Cornelis Bos | |
Birth Date: | c. 1508 |
Birth Place: | Den Bosch |
Death Date: | 1555 |
Death Place: | Groningen |
Nationality: | Dutch |
Cornelis Bos or Bossche (c. 1506/10 – before 7 May 1555) was a Flemish engraver, printseller and book publisher, known for his accurate engravings of Italian works. His work is often signed with the monogram C-B.[1]
He was born at 's Hertogenbosch, whence his surname Bos is derived, and is registered there until 1637, but he was in Antwerp by 1 April 1541 when he was granted citizenship of that city and membership in the Guild of St. Luke.[2] There has been some speculation that he took a trip to Italy in the intervening years, but this is not certain.[3]
His earliest identified engravings reproduce Maarten van Heemskerck's Prudence and Justice (1537),[4] and a work by Agostino Veneziano.[5] His re-engraving of work by Marcantonio Raimondi does not necessarily indicate that he ever made a trip to Rome.[6] Until 1544 Bos worked in Antwerp as an engraver, commissioned by publishers in the city's extensive book trade for illustrations in books. His engravings, copied from the published engravings in Italian editions, served as illustrations for a brief summary in Dutch of the treaty on architecture by Vitruvius and for a Dutch translation of Book IV of Sebastiano Serlio's architectural treatise, both published by Pieter Coecke van Aelst.[7] Bos' engravings illustrate a text on anatomy that he produced in 1542 by the printer and publisher Antoine de Goys.[8]
In the summer of 1544 Bos was forced to flee Antwerp for his participation in an antisacerdotalist free-thinking spiritualist sect and was declared exiled by the Council of Brabant in his absence.
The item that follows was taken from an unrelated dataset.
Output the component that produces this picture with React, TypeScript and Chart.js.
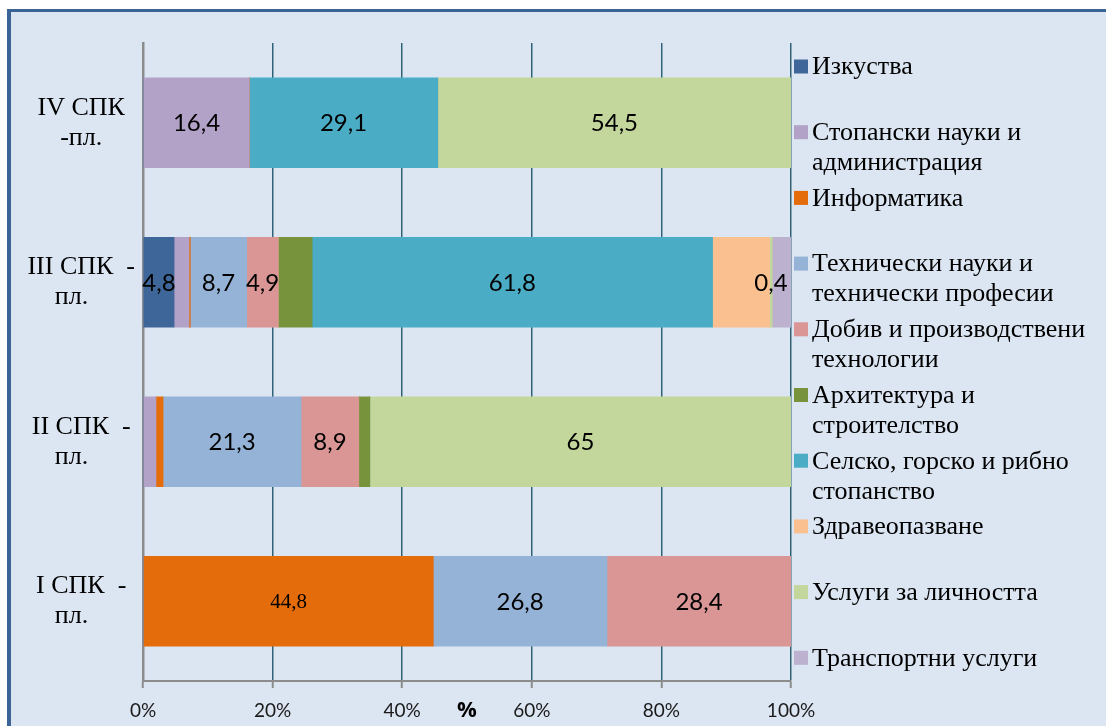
import React, { useEffect, useRef } from 'react';
import { Chart, registerables } from 'chart.js';

Chart.register(...registerables);

// Categories, top to bottom
const categories = [
  ['IV СПК', '-пл.'],
  ['III СПК  -', 'пл.   '],
  ['II СПК  -', 'пл.   '],
  ['I СПК  -', 'пл.   '],
];

// Series names (legend lines)
const seriesNames = [
  ['Изкуства'],
  ['Стопански науки и', 'администрация'],
  ['Информатика'],
  ['Технически науки и', 'технически професии'],
  ['Добив и производствени', 'технологии'],
  ['Архитектура и', 'строителство'],
  ['Селско, горско и рибно', 'стопанство'],
  ['Здравеопазване'],
  ['Услуги за личността'],
  ['Транспортни услуги'],
];

// Values (%) in category order IV, III, II, I
const izkustva = [0, 4.8, 0, 0];
const stopanski = [16.4, 2.3, 2.0, 0];
const informatika = [0, 0.2, 1.1, 44.8];
const tehnicheski = [0, 8.7, 21.3, 26.8];
const dobiv = [0, 4.9, 8.9, 28.4];
const arhitektura = [0, 5.2, 1.7, 0];
const selsko = [29.1, 61.8, 0, 0];
const zdraveopazvane = [0, 8.8, 0, 0];
const uslugi = [54.5, 0.4, 65, 0];
const transport = [0, 2.9, 0, 0];

const seriesValues = [
  izkustva, stopanski, informatika, tehnicheski, dobiv,
  arhitektura, selsko, zdraveopazvane, uslugi, transport,
];

const seriesColors = [
  '#3F6699', '#B3A2C7', '#E46C0A', '#95B3D7', '#D99694',
  '#77933C', '#4BACC6', '#FAC090', '#C3D69B', '#BCB1CF',
];

// Axis ticks
const xTickValues = [0, 20, 40, 60, 80, 100];
const xTitle = '%';

// Which data labels are shown: [series index, category index]
const shownLabels: [number, number][] = [
  [1, 0], [6, 0], [8, 0],
  [0, 1], [3, 1], [4, 1], [6, 1], [8, 1],
  [3, 2], [4, 2], [8, 2],
  [2, 3], [3, 3], [4, 3],
];
const serifLabel: [number, number] = [2, 3];

const W = 1106;
const H = 726;

const backgroundPlugin = {
  id: 'panelBackground',
  beforeDraw(chart: any) {
    const ctx = chart.ctx;
    ctx.save();
    ctx.fillStyle = '#FFFFFF';
    ctx.fillRect(0, 0, W, H);
    ctx.fillStyle = '#DCE6F2';
    ctx.fillRect(7, 9, W, H);
    ctx.fillStyle = '#3A6496';
    ctx.fillRect(7, 9, W, 3);
    ctx.fillRect(7, 9, 4, H);
    ctx.restore();
  },
};

const dataLabelPlugin = {
  id: 'segmentLabels',
  afterDatasetsDraw(chart: any) {
    const ctx = chart.ctx;
    ctx.save();
    ctx.textAlign = 'center';
    ctx.textBaseline = 'middle';
    ctx.fillStyle = '#000000';
    for (const [ds, cat] of shownLabels) {
      const el = chart.getDatasetMeta(ds).data[cat];
      if (!el) continue;
      const v = seriesValues[ds][cat];
      const txt = String(v).replace('.', ',');
      const isSerif = ds === serifLabel[0] && cat === serifLabel[1];
      ctx.font = isSerif ? '21px "Liberation Serif"' : '24px Lato';
      const cx = (el.x + el.base) / 2;
      ctx.fillText(txt, cx, el.y + 1);
    }
    ctx.restore();
  },
};

const legendPlugin = {
  id: 'sideLegend',
  afterDraw(chart: any) {
    const ctx = chart.ctx;
    const top = 67.5;
    const step = 65.7;
    const lineH = 30;
    ctx.save();
    ctx.font = '26px "Liberation Serif"';
    ctx.textAlign = 'left';
    ctx.textBaseline = 'middle';
    seriesNames.forEach((lines, i) => {
      const y = top + i * step;
      ctx.fillStyle = seriesColors[i];
      ctx.fillRect(794, y - 8, 14, 14);
      ctx.fillStyle = '#000000';
      lines.forEach((ln, j) => {
        ctx.fillText(ln, 812, y + j * lineH);
      });
    });
    ctx.restore();
  },
};

export default function App() {
  const ref = useRef<HTMLCanvasElement | null>(null);

  useEffect(() => {
    if (!ref.current) return;
    const chart = new Chart(ref.current, {
      type: 'bar',
      data: {
        labels: categories as any,
        datasets: seriesValues.map((vals, i) => ({
          label: seriesNames[i].join(' '),
          data: vals,
          backgroundColor: seriesColors[i],
          borderWidth: 0,
          barThickness: 90,
        })),
      },
      options: {
        indexAxis: 'y',
        responsive: false,
        animation: false,
        layout: { padding: { left: 10, right: 315, top: 43, bottom: 0 } },
        plugins: {
          legend: { display: false },
          tooltip: { enabled: false },
        },
        scales: {
          x: {
            stacked: true,
            min: 0,
            max: 100,
            afterBuildTicks: (scale: any) => {
              scale.ticks = xTickValues.map((v) => ({ value: v }));
            },
            afterFit: (scale: any) => {
              scale.height = 45;
            },
            ticks: {
              callback: (v: any) => v + '%',
              font: { family: 'Lato', size: 19 },
              color: '#1A1A1A',
              padding: 11,
              maxRotation: 0,
            },
            grid: {
              color: (c: any) => (c.index === 0 ? '#8C8C8C' : '#2F6276'),
              lineWidth: 1.5,
              drawTicks: true,
              tickLength: 7,
              tickColor: '#8C8C8C',
              tickWidth: 2,
            },
            border: { display: true, color: '#8C8C8C', width: 2 },
            title: {
              display: true,
              text: xTitle,
              font: { family: 'Open Sans', size: 22, weight: '700' },
              color: '#000000',
              padding: { top: 0, bottom: 2 },
            },
          },
          y: {
            stacked: true,
            afterFit: (scale: any) => {
              scale.width = 133;
            },
            ticks: {
              font: { family: 'Liberation Serif', size: 26, lineHeight: 1.15 },
              color: '#000000',
              crossAlign: 'center',
              padding: 8,
            },
            grid: { display: false, drawTicks: false },
            border: { display: true, color: '#8C8C8C', width: 2.5 },
          },
        },
      },
      plugins: [backgroundPlugin, dataLabelPlugin, legendPlugin],
    } as any);
    return () => chart.destroy();
  }, []);

  return (
    <div style={{ position: 'fixed', left: 0, top: 0, width: W, height: H }}>
      <canvas ref={ref} width={W} height={H} style={{ width: W, height: H, display: 'block' }} />
    </div>
  );
}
It appears that he went to Paris, where an anatomical work published by Jérôme de Gourmont in 1545 repeats text used by Cornelis Bos and even makes use of the woodblocks formerly in his possession.[9] Between 1546 and 1548, from his secure refuge in Nuremberg,[10] Cornelis Bos would publish more than a hundred engraved designs of strapwork and grotesques. Bos also produced popular engravings of religious and allegorical subjects, often dependent for their composition upon the Kleinmeisters of Nuremberg, with many parallels in the output of Virgil Solis.[11]
Bos moved to Groningen, where he is registered as having sold paper to the city magistrate 2 December 1548. He was granted citizenship there in 1550. His first wife Lijnken van Dort or van den Bos, with whom he had five children, was deceased by then and he remarried Alijdt, who came from a local family. The couple had two children. A document of 7 Mai 1555 refers to him as deceased. An inventory of his workshop and other possessions, taken 3 August 1544, which included two printing presses, and the auction of his property 3 January 1545, have been mined by historians of printmaking.[12]